Friday, August 17, 2012

Pleasantly Disturbed Friday


It’s a pleasantly disturbed Friday. Duane Scott is on vacation somewhere or I’d give him credit for inventing this type of blog post.

In addition to The Discipline of Grace by Jerry Bridges (Thursdays) and The Pursuit of God by A.W. Tozer (Wednesdays), I’m reading a book I can barely stand to put down – Dragonmarch by Ian Curtis. It’s the second volume in his Canticles of Andurun fantasy series, and it is one great story. It is also one big story, big as in epic, and it has dragons and goblins, an array of strange creatures, and humans who fighting the dragons, fighting each other, fighting the goblins. It is a rocking good story, and my review will be up next week.

Two other books I’m working on reviews (and an interview) on are Ursula LaGuin’s new book of poems, Finding My Elegy, and Emily Wierenga’s Chasing Silhouettes.
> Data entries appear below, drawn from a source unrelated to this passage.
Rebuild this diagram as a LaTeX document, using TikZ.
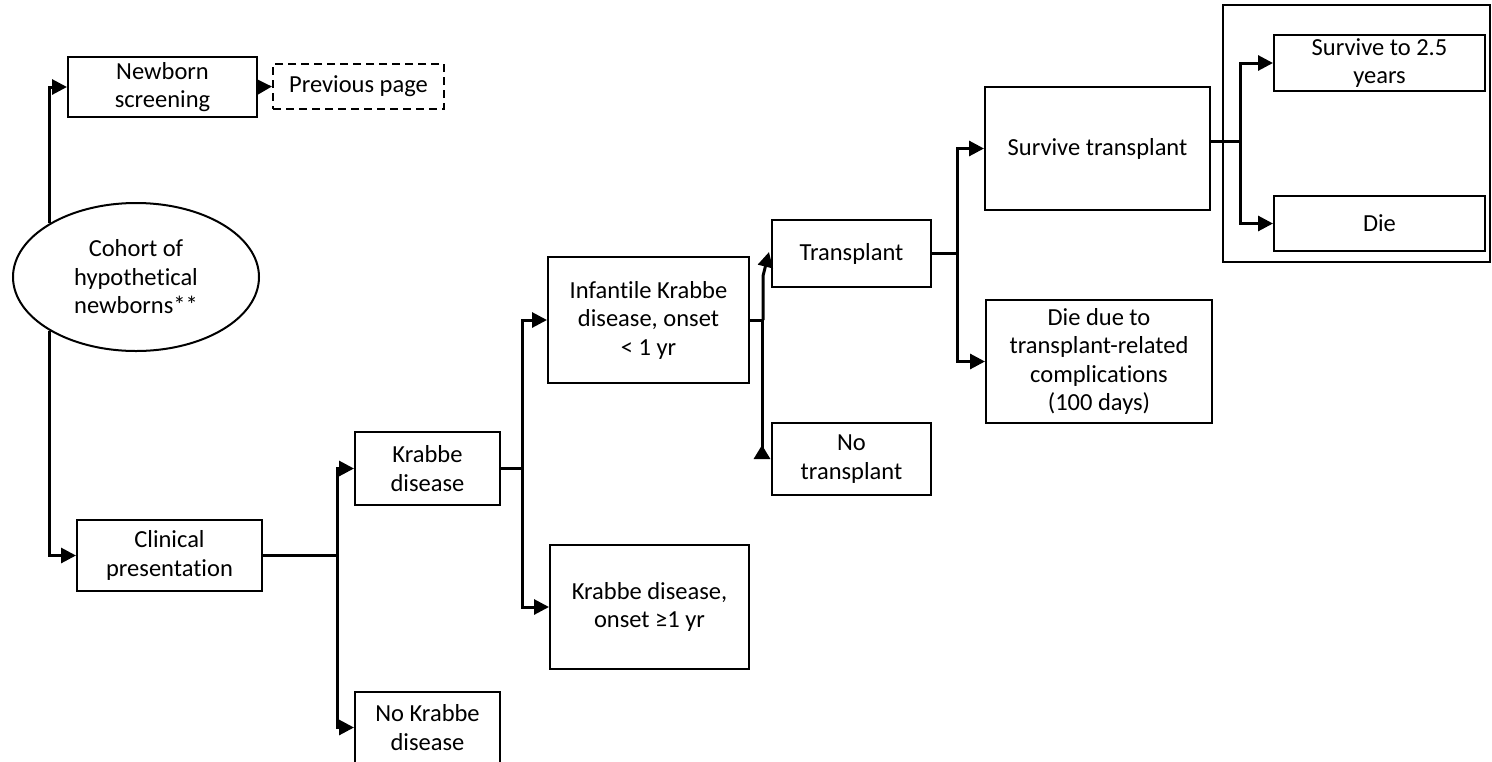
\documentclass[tikz,border=0pt]{standalone}
\usepackage{fontspec}
\setmainfont{Carlito}[Ligatures=NoCommon]
\usetikzlibrary{arrows.meta,shapes.geometric}
\tikzset{
  box/.style={draw, line width=2pt, inner sep=0pt, align=center, font=\fontsize{24.5}{28.5}\selectfont},
  dbox/.style={box, dashed, dash pattern=on 8pt off 5pt},
  conn/.style={line width=3pt},
  arr/.style={conn, -{Triangle[length=15pt,width=15pt]}},
  rarr/.style={conn, {Triangle[reversed,length=14pt,width=16pt]}-},
}
\begin{document}
\begin{tikzpicture}[x=1pt,y=-1pt]
\useasboundingbox (0,0) rectangle (1492,761);
\clip (0,0) rectangle (1492,761);
% nodes
\node[box, ellipse, minimum width=246pt, minimum height=148pt] (ell) at (136,277) {Cohort of\\hypothetical\\newborns**};
\node[box, minimum width=189pt, minimum height=60pt] (ns) at (162.5,87) {Newborn\\screening};
\node[dbox, minimum width=171pt, minimum height=45pt] (prev) at (358.5,86.5) {Previous page};
\node[box, minimum width=185pt, minimum height=71pt] (clin) at (169.5,555.5) {Clinical\\presentation};
\node[box, minimum width=145pt, minimum height=73pt] (kd) at (427.5,468.5) {Krabbe\\disease};
\node[box, minimum width=145pt, minimum height=71pt] (nokd) at (427.5,727.5) {No Krabbe\\disease};
\node[box, minimum width=201pt, minimum height=126pt] (inf) at (648.5,320) {Infantile Krabbe\\disease, onset\\< 1 yr};
\node[box, minimum width=199pt, minimum height=124pt] (kd1) at (649.5,607) {Krabbe disease,\\onset ≥1 yr};
\node[box, minimum width=159pt, minimum height=67pt] (tr) at (851.5,253.5) {Transplant};
\node[box, minimum width=159pt, minimum height=72pt] (notr) at (851.5,459) {No\\transplant};
\node[box, minimum width=225pt, minimum height=123pt] (st) at (1097.5,148.5) {Survive transplant};
\node[box, minimum width=226pt, minimum height=123pt] (dd) at (1099,361.5) {Die due to\\transplant-related\\complications\\(100 days)};
\node[box, minimum width=267pt, minimum height=257pt] (grp) at (1356.5,133.5) {};
\node[box, minimum width=211pt, minimum height=56pt] (s25) at (1379.5,63) {Survive to 2.5\\years};
\node[box, minimum width=211pt, minimum height=55pt] (die) at (1379.5,223.5) {Die};
% junctions
\coordinate (j1) at (337,555.5);
\coordinate (j2) at (522,468.5);
\coordinate (j3) at (762,320);
\coordinate (j3b) at (763,276);
\coordinate (j3c) at (769,252);
\coordinate (j4) at (957,253.5);
\coordinate (j5) at (1240,141);
% connectors
\draw[arr] (ell.148) |- (ns.west);
\draw[arr] (ell.212) |- (clin.west);
\draw[arr] (ns.east) -- (prev.west);
\draw[conn] (clin.east) -- (j1);
\draw[arr] (j1) |- (kd.west);
\draw[arr] (j1) |- (nokd.west);
\draw[conn] (kd.east) -- (j2);
\draw[arr] (j2) |- (inf.west);
\draw[arr] (j2) |- (kd1.west);
\draw[rarr] (notr.west -| j3) -- (j3) -- (inf.east |- j3);
\draw[arr] (j3b |- j3) -- (j3b) -- (j3c);
\draw[conn] (tr.east) -- (j4);
\draw[arr] (j4) |- (st.west);
\draw[arr] (j4) |- (dd.west);
\draw[conn] (j5 -| st.east) -- (j5);
\draw[arr] (j5) |- (s25.west);
\draw[arr] (j5) |- (die.west);
\end{tikzpicture}
\end{document}
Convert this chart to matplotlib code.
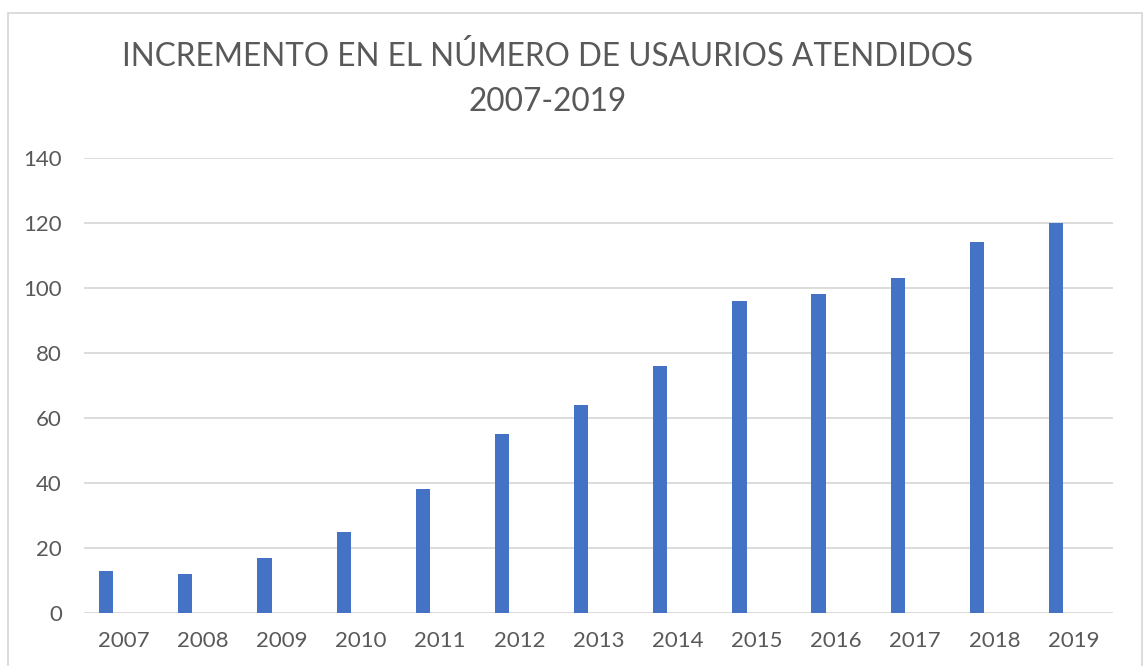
import matplotlib.pyplot as plt
from matplotlib.patches import Rectangle
import numpy as np

years = ['2007', '2008', '2009', '2010', '2011', '2012', '2013',
         '2014', '2015', '2016', '2017', '2018', '2019']
usuarios = [13, 12, 17, 25, 38, 55, 64, 76, 96, 98, 103, 114, 120]

plt.rcParams['font.family'] = ['Lato', 'DejaVu Sans']

fig = plt.figure(figsize=(11.43, 6.66), dpi=100)
ax = fig.add_axes([0.0735, 0.0796, 0.9003, 0.6832])

x = np.arange(len(years))
ax.bar(x - 0.22, usuarios, width=0.18, color='#4472C4', zorder=3)

ax.set_xlim(-0.5, len(years) - 0.5)
ax.set_ylim(0, 140)
ax.set_yticks(range(0, 141, 20))
ax.set_xticks(x)
ax.set_xticklabels(years)
ax.grid(axis='y', color='#d9d9d9', linewidth=1.3, zorder=0)
ax.tick_params(length=0, labelsize=16, labelcolor='#595959')
ax.tick_params(axis='y', pad=16)
ax.tick_params(axis='x', pad=13)
for s in ax.spines.values():
    s.set_visible(False)

fig.text(0.479, 0.915, 'INCREMENTO EN EL NÚMERO DE USAURIOS ATENDIDOS',
         ha='center', va='center', fontsize=22.7, color='#595959')
fig.text(0.479, 0.847, '2007-2019', ha='center', va='center',
         fontsize=22.7, color='#595959')

# chart frame
fig.patches.append(Rectangle((8 / 1143, -0.1), 1134 / 1143, 1.1 - 13 / 666,
                             transform=fig.transFigure, fill=False,
                             edgecolor='#d9d9d9', linewidth=1.3))

fig.savefig('out.png', dpi=100)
I had two blog posts this – on various chapters in The Discipline of Grace and The Pursuit of God – that I expected to be easy to write but turned out not to be. Sometimes you have to reach down inside and admit something, or do something, or decide something. Those posts were like that. Of course, those books – both classics – are like that, too.

I’m editing away on the manuscript of A Light Shining, the sequel to Dancing Priest. It’s coming, but the hard part lies ahead. The rewriting part. I did a small preview of the rewriting part – my attempt to try to make sense of all the comments I have to make sense of. The story is going to change, and that character in the preview – who came out of nowhere – is, I think, going to be the instrument to change the story.

Writing is a nutty line of work.

A couple of weeks ago, my wife and went to see the movie Beasts of the Southern Wild. She was keen to see it, I was more nonchalant, and I ended up liking it more than she did. It was filmed in Louisiana, way down there in Terrebonne Parish, not too far from where I grew up in suburban New Orleans. As my wife said, “It’s as weird as everything else in southern Louisiana.” I did not feel insulted. Much. And it is an odd movie, the kind that movie critics usually rave about and the rest of the world scratches its head and says, “What?”

I received the news today that one of the sites I write for occasionally will be closing down. More on that after the official announcement next week. It’s the way of the online world, I suppose, sites can come and go, but it still leaves me with a quiet, sad feeling. The contributors are also trying to figure out what to do with the archives.

In September, I’m going to change up the weekly Saturday Good Reads for two or three weeks, just to try something different. More on that later, too.

I'm scheduled to have lunch today with my daughter-in-law and grandsons. they're back from a triumphant tour of Little Rock (their maternal grandmother) and Shreveport (their paternal great-grandmother and assorted aunts, uncles and cousins). In Shreveport, Cameron discovered the wonder of flashlights.

The nice thing about Pleasantly Disturbed Friday is that you don’t have to think about how to end the post with something insightful or memorable.

You can just end it.

7 comments:

Anonymous said...

I am stunned by all the different ways your efforts flow Glynn. You are spread out but tightened down in my view. TGIF. PDF...pleasantly..

Louise Gallagher said...

Yeah. Me too -- I am stunned with how much you do and fill with such wonder and the words you write -- you don't have to end it with something insightful or memorable. It just is insightful and memorable!

Megan Willome said...

You're my hero, Glynn.

Anonymous said...

You have quite a bit going on. Looks like that movie is playing in our area as well, in certain theaters.

S. Etole said...

Always enjoy your pleasantly disturbed thoughts.

Diana said...

Yeah, I guess I'd have to line up behind Megan here. This is am amazing list of happenings and not the least bit disturbed, not even pleasantly.

Diana said...

It's late, I'm tired - and that 'am' is supposed to be an 'an.' Oops.